───── AVAILABLE DATA
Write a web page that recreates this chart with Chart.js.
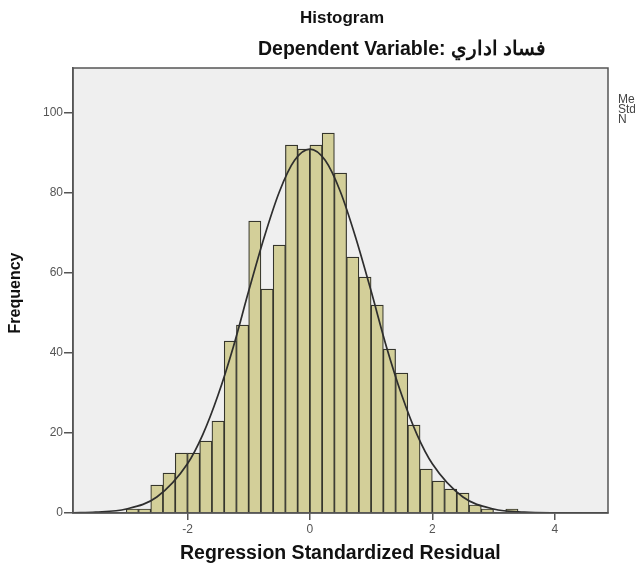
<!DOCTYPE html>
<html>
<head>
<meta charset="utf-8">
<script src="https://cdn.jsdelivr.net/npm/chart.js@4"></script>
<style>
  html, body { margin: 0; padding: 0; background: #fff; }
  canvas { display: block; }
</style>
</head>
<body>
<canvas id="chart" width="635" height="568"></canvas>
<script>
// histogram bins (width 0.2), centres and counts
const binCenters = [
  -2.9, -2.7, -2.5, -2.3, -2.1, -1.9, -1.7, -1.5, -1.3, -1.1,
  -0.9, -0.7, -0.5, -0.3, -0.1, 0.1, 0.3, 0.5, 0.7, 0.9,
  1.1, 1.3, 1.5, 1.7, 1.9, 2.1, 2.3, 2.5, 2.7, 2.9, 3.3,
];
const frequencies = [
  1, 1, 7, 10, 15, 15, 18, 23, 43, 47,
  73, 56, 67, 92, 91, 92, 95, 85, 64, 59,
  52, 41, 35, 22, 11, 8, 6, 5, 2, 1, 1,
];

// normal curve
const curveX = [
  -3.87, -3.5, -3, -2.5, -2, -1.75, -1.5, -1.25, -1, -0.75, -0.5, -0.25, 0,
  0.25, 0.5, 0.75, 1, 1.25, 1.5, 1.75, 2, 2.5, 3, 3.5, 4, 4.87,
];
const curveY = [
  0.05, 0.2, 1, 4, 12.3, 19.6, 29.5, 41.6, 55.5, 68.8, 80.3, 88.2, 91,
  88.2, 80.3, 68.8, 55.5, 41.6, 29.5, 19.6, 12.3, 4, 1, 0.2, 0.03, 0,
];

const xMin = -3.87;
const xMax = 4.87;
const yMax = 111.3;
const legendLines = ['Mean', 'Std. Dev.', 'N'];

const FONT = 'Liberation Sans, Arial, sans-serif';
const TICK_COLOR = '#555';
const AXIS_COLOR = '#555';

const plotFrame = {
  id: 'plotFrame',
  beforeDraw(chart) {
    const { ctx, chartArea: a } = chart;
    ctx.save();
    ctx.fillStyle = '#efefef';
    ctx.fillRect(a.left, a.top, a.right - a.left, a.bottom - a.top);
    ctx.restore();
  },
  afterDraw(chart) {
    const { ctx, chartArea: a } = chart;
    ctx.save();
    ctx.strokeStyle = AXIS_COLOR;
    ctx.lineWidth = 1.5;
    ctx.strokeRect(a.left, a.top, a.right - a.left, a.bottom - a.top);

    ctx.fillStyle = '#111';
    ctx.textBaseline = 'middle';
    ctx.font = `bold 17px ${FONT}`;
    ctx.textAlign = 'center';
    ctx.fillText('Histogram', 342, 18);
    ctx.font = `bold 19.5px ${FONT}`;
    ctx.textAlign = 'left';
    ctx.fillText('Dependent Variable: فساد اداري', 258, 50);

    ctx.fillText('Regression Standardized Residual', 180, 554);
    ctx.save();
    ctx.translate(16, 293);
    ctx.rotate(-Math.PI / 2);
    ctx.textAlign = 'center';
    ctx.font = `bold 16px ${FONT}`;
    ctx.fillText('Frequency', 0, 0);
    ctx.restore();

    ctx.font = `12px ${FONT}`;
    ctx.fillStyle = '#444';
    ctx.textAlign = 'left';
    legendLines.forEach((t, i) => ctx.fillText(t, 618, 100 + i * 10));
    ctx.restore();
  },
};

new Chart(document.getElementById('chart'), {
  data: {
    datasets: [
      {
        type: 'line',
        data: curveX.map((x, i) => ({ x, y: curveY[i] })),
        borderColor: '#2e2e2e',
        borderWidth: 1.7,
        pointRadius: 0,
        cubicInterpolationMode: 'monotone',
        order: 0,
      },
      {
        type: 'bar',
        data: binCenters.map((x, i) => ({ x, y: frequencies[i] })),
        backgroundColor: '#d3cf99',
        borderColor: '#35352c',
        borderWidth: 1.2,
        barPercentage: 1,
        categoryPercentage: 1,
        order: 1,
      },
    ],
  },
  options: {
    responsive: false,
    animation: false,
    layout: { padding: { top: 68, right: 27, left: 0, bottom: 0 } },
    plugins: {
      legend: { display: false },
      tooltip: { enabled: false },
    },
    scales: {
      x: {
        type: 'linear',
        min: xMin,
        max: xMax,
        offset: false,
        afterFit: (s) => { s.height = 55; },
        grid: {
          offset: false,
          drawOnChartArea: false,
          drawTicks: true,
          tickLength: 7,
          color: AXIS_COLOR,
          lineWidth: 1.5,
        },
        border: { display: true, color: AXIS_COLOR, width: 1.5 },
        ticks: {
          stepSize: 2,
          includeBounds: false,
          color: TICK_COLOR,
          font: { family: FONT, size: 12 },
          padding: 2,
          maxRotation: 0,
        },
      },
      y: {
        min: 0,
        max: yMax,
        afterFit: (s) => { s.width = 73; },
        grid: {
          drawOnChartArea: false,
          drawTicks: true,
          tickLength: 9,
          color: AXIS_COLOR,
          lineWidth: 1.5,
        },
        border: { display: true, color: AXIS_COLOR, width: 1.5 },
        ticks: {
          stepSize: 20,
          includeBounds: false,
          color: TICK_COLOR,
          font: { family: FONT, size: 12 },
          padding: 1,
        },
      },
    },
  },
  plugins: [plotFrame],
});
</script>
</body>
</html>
──────────
[THE PROBLEM] Return only the lines from the start of the data through the line that contains "const AXIS_COLOR = '#555';", please, copying them exactly and omitting all pictures.

[RESPONSE TO THE EXERCISE]
Write a web page that recreates this chart with Chart.js.
<!DOCTYPE html>
<html>
<head>
<meta charset="utf-8">
<script src="https://cdn.jsdelivr.net/npm/chart.js@4"></script>
<style>
  html, body { margin: 0; padding: 0; background: #fff; }
  canvas { display: block; }
</style>
</head>
<body>
<canvas id="chart" width="635" height="568"></canvas>
<script>
// histogram bins (width 0.2), centres and counts
const binCenters = [
  -2.9, -2.7, -2.5, -2.3, -2.1, -1.9, -1.7, -1.5, -1.3, -1.1,
  -0.9, -0.7, -0.5, -0.3, -0.1, 0.1, 0.3, 0.5, 0.7, 0.9,
  1.1, 1.3, 1.5, 1.7, 1.9, 2.1, 2.3, 2.5, 2.7, 2.9, 3.3,
];
const frequencies = [
  1, 1, 7, 10, 15, 15, 18, 23, 43, 47,
  73, 56, 67, 92, 91, 92, 95, 85, 64, 59,
  52, 41, 35, 22, 11, 8, 6, 5, 2, 1, 1,
];

// normal curve
const curveX = [
  -3.87, -3.5, -3, -2.5, -2, -1.75, -1.5, -1.25, -1, -0.75, -0.5, -0.25, 0,
  0.25, 0.5, 0.75, 1, 1.25, 1.5, 1.75, 2, 2.5, 3, 3.5, 4, 4.87,
];
const curveY = [
  0.05, 0.2, 1, 4, 12.3, 19.6, 29.5, 41.6, 55.5, 68.8, 80.3, 88.2, 91,
  88.2, 80.3, 68.8, 55.5, 41.6, 29.5, 19.6, 12.3, 4, 1, 0.2, 0.03, 0,
];

const xMin = -3.87;
const xMax = 4.87;
const yMax = 111.3;
const legendLines = ['Mean', 'Std. Dev.', 'N'];

const FONT = 'Liberation Sans, Arial, sans-serif';
const TICK_COLOR = '#555';
const AXIS_COLOR = '#555';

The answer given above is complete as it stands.